ESTADÃO: A Justiça é condescendente com casos de violência sexual?
PROMOTORA: Casos como esse refletem como ainda precisamos avançar (muito!) na necessidade de incorporação de um olhar de gênero para o julgamento da violência que é praticada contra a mulher, por ela ser mulher, ou seja, por circunstâncias de sua condição feminina.
Num caso como esse, para a vítima, infelizmente, a mensagem foi a de que a sua integridade psicológica e dignidade sexual não valem nada para a justiça. Para o agressor, a mensagem foi a de estímulo à prática de novos delitos, uma vez que a impunidade sempre anda de mãos dadas com a violência. E para a sociedade, o recado desastroso é a de que a dignidade sexual das mulheres é questão de menor importância para a justiça. Vale menos que a violência patrimonial, por exemplo.
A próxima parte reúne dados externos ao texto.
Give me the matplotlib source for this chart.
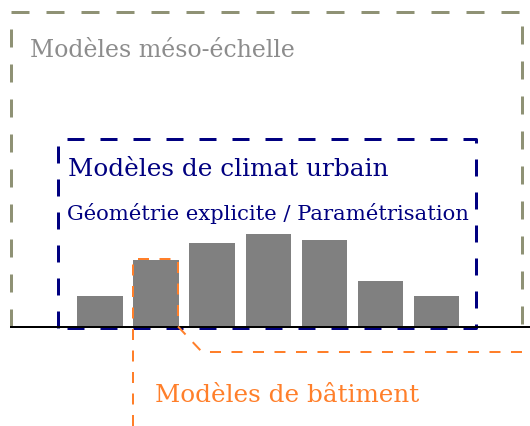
import numpy as np
import matplotlib
matplotlib.use('Agg')
import matplotlib.pyplot as plt

# chart data (bar heights above the ground line, in pixels)
categories = ['1', '2', '3', '4', '5', '6', '7']
heights = [31, 67, 84, 93, 87, 46, 31]

title_meso = 'Modèles méso-échelle'
title_urban = 'Modèles de climat urbain'
subtitle_urban = 'Géométrie explicite / Paramétrisation'
title_building = 'Modèles de bâtiment'

W, H = 530, 427
olive = '#8f9275'
navy = '#000080'
orange = '#ff7f2a'
grey = '#808080'

plt.rcParams['font.family'] = ['DejaVu Serif']
plt.rcParams['lines.scale_dashes'] = False

fig = plt.figure(figsize=(W / 100, H / 100), dpi=100)
ax = fig.add_axes([0, 0, 1, 1])
ax.set_xlim(0, W)
ax.set_ylim(0, H)
ax.axis('off')

px = 0.72  # one pixel in points
ground = H - 327.5

# meso-scale box (open at the bottom)
ax.plot([11, 11, 522, 522], [ground, H - 13, H - 13, ground], color=olive,
        lw=3 * px, dashes=(18 * px, 17 * px), solid_capstyle='butt')

# urban climate box
ax.plot([58, 58, 476, 476, 58], [H - 329, H - 140, H - 140, H - 329, H - 329],
        color=navy, lw=3 * px, dashes=(17 * px, 16 * px), zorder=2)

# bars
x = 100 + 56.1 * np.arange(len(categories))
ax.bar(x, heights, width=45.5, bottom=ground, color=grey, zorder=3)

# ground line
ax.plot([11, W], [ground, ground], color='black', lw=2 * px, zorder=4)

# building model outline
bx = [133, 133, 178, 178, 202, W]
by = [0, H - 260, H - 260, ground, H - 353, H - 353]
ax.plot(bx, by, color=orange, lw=2 * px, dashes=(11 * px, 10.5 * px), zorder=5)

ax.text(30, H - 57, title_meso, color='#8c8c8c', fontsize=17, va='baseline')
ax.text(68, H - 176, title_urban, color=navy, fontsize=17.8, va='baseline')
ax.text(67, H - 220, subtitle_urban, color=navy, fontsize=15.2, va='baseline')
ax.text(155, H - 402, title_building, color=orange, fontsize=17.7, va='baseline')

fig.savefig('out.png', dpi=100)
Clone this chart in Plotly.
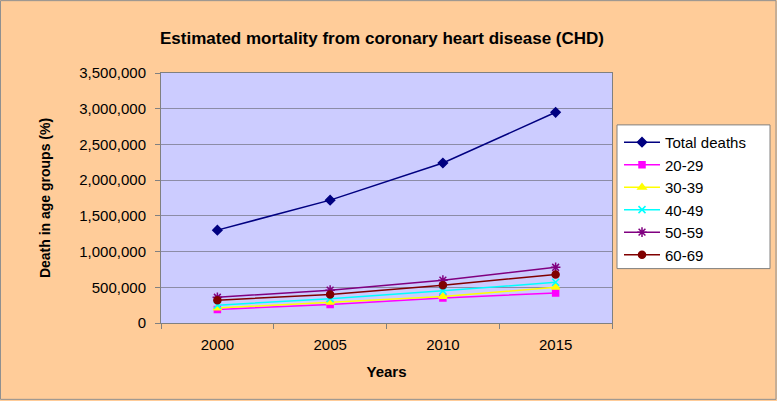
import plotly.graph_objects as go

years = ["2000", "2005", "2010", "2015"]
total_deaths = [1300000, 1720000, 2240000, 2950000]
age_20_29 = [190000, 260000, 350000, 420000]
age_30_39 = [210000, 290000, 370000, 500000]
age_40_49 = [250000, 340000, 450000, 570000]
age_50_59 = [360000, 460000, 600000, 780000]
age_60_69 = [320000, 400000, 530000, 680000]

series = [
    ("Total deaths", total_deaths, "#000080", "diamond", 7),
    ("20-29", age_20_29, "#FF00FF", "square", 6),
    ("30-39", age_30_39, "#FFFF00", "triangle-up", 7),
    ("40-49", age_40_49, "#00FFFF", "x-thin-open", 7),
    ("50-59", age_50_59, "#800080", "asterisk-open", 8),
    ("60-69", age_60_69, "#800000", "circle", 7),
]

fig = go.Figure()
for name, vals, color, sym, size in series:
    fig.add_trace(go.Scatter(
        x=years, y=vals, name=name, mode="lines+markers",
        line=dict(color=color, width=1.5),
        marker=dict(symbol=sym, size=size, color=color,
                    line=dict(color=color, width=1.5)),
    ))

PW, PH = 451, 250.5
def px(x):
    return (x - 161) / PW
def py(y):
    return (323.5 - y) / PH

font_family = "Liberation Sans, Arial, sans-serif"
fig.update_layout(
    width=777, height=401,
    margin=dict(l=161, r=165, t=73, b=77.5, autoexpand=False),
    paper_bgcolor="#FFCC99",
    plot_bgcolor="#CCCCFF",
    font=dict(family=font_family, size=15, color="#000000"),
    title=dict(text="<b>Estimated mortality from coronary heart disease (CHD)</b>",
               x=0.49, xref="paper", xanchor="center",
               y=1 - 38 / 401, yref="container", yanchor="middle",
               font=dict(size=17, family=font_family)),
    showlegend=True,
    legend=dict(x=px(619), y=py(126),
                xanchor="left", yanchor="top",
                bgcolor="rgba(0,0,0,0)", borderwidth=0, itemwidth=36,
                font=dict(size=15, family=font_family)),
    xaxis=dict(
        type="category", range=[-0.5, 3.5], automargin=False,
        showline=True, linecolor="#808080", linewidth=1, mirror=True,
        ticks="outside", tickson="boundaries", ticklen=5, tickcolor="#808080",
        showgrid=False, tickfont=dict(size=15), ticklabelstandoff=8,
        title=dict(text="<b>Years</b>", font=dict(size=15), standoff=14),
    ),
    yaxis=dict(
        range=[0, 3500000], dtick=500000, tickformat=",", automargin=False,
        showline=True, linecolor="#808080", linewidth=1, mirror=True,
        ticks="outside", ticklen=5, tickcolor="#808080",
        showgrid=True, gridcolor="#8C8CA6", gridwidth=1,
        zeroline=False, tickfont=dict(size=15), ticklabelstandoff=6,
        title=dict(text="<b>Death in age groups (%)</b>", font=dict(size=14), standoff=25),
    ),
    shapes=[
        dict(type="rect", xref="paper", yref="paper",
             x0=px(0.5), x1=px(776), y0=py(400), y1=py(0.5),
             line=dict(color="#909090", width=1), fillcolor="rgba(0,0,0,0)",
             layer="below"),
        dict(type="rect", xref="paper", yref="paper",
             x0=px(617), x1=px(770), y0=py(269), y1=py(125),
             line=dict(color="#808080", width=1), fillcolor="#FFFFFF",
             layer="below"),
    ],
)

fig.write_html("out.html",
               config={"displayModeBar": False},
               post_script="document.body.style.margin='0';document.body.style.overflow='hidden';")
Menos que um furto de supermercado.
ESTADÃO: Em sua decisão, o juiz José Eugenio do Amaral Souza Neto afirmou não ver estupro no caso específico de Diego Ferreira de Novais. Há brechas na lei que permitam essa interpretação?
PROMOTORA: No caso em discussão poderia ser analisada a ocorrência do crime de estupro ou mesmo da violação sexual mediante fraude (ou qualquer outro meio que dificulte a reação da vítima), ambas figuras, ao meu ver, de gravidade mais compatível com os fatos que a contravenção. De qualquer modo, não dá para desconsiderar a deficiência da nossa legislação penal, que tem deixado aplicadores da lei em situação bem difícil em alguns casos. Me refiro à ausência de um tipo penal intermediário, com graduação de pena mais adequada a essas condutas. Enquanto estivermos entre a contravenção de perturbação ao pudor (pena insignificante) e o crime hediondo do estupro (pena mais alta) sem a graduação intermediária, continuaremos com essa margem de interpretação para decisões como a tomada. É preciso, ao meu ver, sem prejuízo da necessidade de um olhar mais específico e humano para esses casos, também de aprimoramento da legislação penal como um todo, no tocante aos crimes sexuais.